The problem is that there aren’t enough charter schools. There aren’t enough choices. There isn’t enough pressure on standard districts and their schools. Just as Judge Harold Greene busted up Ma Bell, we need to bust up our educational empires.
The fundamental error of the Brown decision — an understandable error, so let’s not beat up the Warren Court — was assuming that schools could only operate with a strong district system.
Fix that error, and you have a chance for real integrated education.
BACKGROUND ON BROWN V. BOARD OF EDUCATION
The landmark 1954 decision, in which the Court unanimously declared the practice of assigning students to different schools based on race unconstitutional, has brought together blacks and whites in countless districts. More important, it has changed the basic mindset of average Americans. A vast majority now accepts that the idea of “separate but equal” is an inherently incoherent idea. For people to enjoy the full range of opportunities of education and other public benefits, we all need to be in it together.
But Brown has produced its own incoherence. For the sake of deseg, we count white and brown noses, take kids out of their communities, put kids in alien schools, and take away the most intimate decisions from families. The whole process often takes everyone’s eyes off the prize — fair educational opportunity for all — and into arcane bureaucratic and legal mazes.
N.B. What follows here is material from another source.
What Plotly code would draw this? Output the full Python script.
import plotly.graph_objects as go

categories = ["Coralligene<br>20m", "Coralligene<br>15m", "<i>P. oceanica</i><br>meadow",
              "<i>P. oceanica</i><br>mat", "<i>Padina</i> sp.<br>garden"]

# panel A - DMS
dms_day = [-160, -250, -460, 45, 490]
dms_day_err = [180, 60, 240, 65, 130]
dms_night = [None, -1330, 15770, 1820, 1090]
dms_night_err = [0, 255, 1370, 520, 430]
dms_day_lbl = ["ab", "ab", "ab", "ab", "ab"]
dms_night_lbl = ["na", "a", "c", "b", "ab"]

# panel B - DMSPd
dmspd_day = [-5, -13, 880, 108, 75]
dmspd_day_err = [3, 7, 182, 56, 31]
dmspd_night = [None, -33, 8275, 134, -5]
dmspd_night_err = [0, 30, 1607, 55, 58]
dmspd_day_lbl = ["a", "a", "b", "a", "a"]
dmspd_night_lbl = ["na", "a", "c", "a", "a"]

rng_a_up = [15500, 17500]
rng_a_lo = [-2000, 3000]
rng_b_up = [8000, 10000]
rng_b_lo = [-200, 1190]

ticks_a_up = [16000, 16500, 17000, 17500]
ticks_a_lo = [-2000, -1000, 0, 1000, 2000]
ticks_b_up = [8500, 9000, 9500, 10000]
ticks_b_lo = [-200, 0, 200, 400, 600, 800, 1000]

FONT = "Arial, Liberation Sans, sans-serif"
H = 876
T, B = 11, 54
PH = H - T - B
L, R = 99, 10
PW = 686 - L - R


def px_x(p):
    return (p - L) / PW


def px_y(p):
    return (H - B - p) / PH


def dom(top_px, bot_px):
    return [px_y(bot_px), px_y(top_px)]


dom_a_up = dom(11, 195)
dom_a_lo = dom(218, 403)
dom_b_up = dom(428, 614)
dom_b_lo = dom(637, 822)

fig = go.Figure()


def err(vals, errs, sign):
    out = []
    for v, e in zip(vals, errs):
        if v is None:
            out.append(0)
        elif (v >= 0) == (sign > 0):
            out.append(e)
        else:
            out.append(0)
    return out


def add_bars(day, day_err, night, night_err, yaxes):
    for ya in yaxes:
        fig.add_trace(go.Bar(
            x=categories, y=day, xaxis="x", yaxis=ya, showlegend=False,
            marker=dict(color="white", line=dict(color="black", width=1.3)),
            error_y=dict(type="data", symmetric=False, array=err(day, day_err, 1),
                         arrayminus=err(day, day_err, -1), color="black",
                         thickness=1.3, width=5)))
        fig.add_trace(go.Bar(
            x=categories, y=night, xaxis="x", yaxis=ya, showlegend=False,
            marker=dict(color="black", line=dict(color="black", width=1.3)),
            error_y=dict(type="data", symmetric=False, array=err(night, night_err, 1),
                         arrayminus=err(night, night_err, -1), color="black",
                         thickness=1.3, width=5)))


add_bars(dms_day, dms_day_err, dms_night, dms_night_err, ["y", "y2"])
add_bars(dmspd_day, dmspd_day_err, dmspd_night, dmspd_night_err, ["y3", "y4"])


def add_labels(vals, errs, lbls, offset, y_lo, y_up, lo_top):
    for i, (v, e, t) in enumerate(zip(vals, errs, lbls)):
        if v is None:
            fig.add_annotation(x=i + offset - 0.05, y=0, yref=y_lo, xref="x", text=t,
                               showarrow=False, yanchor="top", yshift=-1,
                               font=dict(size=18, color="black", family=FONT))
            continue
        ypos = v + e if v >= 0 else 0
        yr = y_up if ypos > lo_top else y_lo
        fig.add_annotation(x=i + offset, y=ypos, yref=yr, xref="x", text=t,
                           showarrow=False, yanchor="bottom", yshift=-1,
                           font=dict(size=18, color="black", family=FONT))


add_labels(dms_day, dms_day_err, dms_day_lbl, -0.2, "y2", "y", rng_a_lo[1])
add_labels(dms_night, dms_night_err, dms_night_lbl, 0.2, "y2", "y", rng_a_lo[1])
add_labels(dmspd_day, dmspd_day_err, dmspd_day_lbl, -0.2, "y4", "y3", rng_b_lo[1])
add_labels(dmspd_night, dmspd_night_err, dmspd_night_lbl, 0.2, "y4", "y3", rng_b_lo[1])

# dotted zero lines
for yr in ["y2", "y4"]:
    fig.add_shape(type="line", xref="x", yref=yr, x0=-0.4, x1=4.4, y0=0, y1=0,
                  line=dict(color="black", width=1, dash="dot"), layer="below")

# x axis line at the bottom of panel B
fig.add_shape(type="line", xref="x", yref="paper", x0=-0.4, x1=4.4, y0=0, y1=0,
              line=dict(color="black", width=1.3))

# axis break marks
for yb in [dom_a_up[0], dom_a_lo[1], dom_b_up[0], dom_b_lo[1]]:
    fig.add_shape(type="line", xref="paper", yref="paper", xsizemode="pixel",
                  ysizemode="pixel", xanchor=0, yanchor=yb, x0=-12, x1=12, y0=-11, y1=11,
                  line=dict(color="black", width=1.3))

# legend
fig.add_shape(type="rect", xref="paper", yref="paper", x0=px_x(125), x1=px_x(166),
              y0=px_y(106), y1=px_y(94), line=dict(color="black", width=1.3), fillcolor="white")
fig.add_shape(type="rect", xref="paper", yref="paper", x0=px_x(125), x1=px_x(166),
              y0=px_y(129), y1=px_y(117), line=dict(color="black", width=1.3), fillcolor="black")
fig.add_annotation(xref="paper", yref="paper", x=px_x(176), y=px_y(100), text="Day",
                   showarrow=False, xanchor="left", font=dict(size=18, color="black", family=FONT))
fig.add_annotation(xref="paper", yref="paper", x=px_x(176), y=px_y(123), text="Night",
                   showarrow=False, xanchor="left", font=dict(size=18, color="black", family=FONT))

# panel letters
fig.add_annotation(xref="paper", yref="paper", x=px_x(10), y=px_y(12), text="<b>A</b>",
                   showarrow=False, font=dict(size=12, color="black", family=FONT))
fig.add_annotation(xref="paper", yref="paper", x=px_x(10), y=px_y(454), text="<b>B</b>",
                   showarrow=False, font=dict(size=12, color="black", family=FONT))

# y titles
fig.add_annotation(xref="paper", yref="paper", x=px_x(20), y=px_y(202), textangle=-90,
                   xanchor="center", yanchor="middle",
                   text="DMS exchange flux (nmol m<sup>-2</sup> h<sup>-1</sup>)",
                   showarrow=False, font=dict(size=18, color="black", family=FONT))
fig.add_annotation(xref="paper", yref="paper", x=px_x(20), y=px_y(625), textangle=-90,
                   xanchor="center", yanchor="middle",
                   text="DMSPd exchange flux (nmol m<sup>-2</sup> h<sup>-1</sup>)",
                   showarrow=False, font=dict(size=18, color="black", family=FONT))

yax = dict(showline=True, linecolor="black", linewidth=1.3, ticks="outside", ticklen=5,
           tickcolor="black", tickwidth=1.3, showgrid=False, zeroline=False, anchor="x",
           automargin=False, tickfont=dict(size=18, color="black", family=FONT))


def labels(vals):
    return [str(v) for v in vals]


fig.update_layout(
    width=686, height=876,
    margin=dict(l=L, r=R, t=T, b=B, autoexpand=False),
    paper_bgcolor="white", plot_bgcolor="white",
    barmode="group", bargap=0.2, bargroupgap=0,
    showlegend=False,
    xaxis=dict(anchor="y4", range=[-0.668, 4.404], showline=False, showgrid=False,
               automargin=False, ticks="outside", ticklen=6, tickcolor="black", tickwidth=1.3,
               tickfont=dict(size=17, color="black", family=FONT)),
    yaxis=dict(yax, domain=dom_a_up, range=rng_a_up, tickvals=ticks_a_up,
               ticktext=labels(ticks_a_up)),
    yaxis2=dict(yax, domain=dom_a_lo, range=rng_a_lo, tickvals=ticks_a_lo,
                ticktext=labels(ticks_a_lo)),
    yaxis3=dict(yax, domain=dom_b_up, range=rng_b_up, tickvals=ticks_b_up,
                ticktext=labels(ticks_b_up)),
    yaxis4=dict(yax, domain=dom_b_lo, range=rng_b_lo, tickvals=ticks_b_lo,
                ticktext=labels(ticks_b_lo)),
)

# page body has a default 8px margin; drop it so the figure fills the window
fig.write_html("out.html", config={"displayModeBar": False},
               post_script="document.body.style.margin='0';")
The Brown decision, of course, invalidated the Topeka school district’s operation of separate schools for white and black children. A Kansas law allowed communities with a population of 15,000 or more to assign students by race. That’s what Topeka did. In 1951, 13 Topeka parents joined a class action suit against the city of Topeka, claiming the such separation constituted unequal treatment and was a violation of the equal protection clause of the Constitution. The case made it to the Supreme Court, where newbie Chief Justice Earl Warren organized the unanimous decision. In its decision, the Court called for districts across the U.S. to integrate “with all deliberate speed.”
The problem, of course, was that Brown was not a “self-executing” decision. The Court could not simply order districts to “do this,” and expect its orders to be done. Districts across the nation — from supposed liberal outposts like New York and Boston to the proudly segregated states of the old Confederacy — adopted a dizzying array of delay tactics. As the years passed, hundreds of districts got stuck in the increasingly contorted system of district gerrymandering, busing routes, consolidation, procurement, funding formulae, and competing demands (like special ed). The longer the scre=um, the more contorted deseg became.
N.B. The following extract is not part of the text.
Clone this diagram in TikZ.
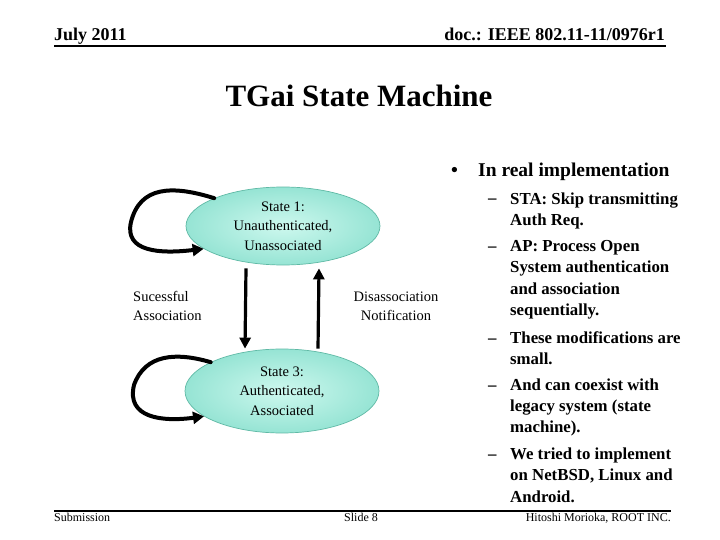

A decision originally intended to end formal segregation became a catch-all for curing the ills of racism and inequality, poor school buildings and inadequate school supplies, neighborhood segregation and growing frustration over the “American dilemma” of race.
To be sure, Brown produced a number of impressive success stories. The Charlotte-Mecklenberg district in North Carolina is noted for its aggressive and creative approach to bring kids of all hues together.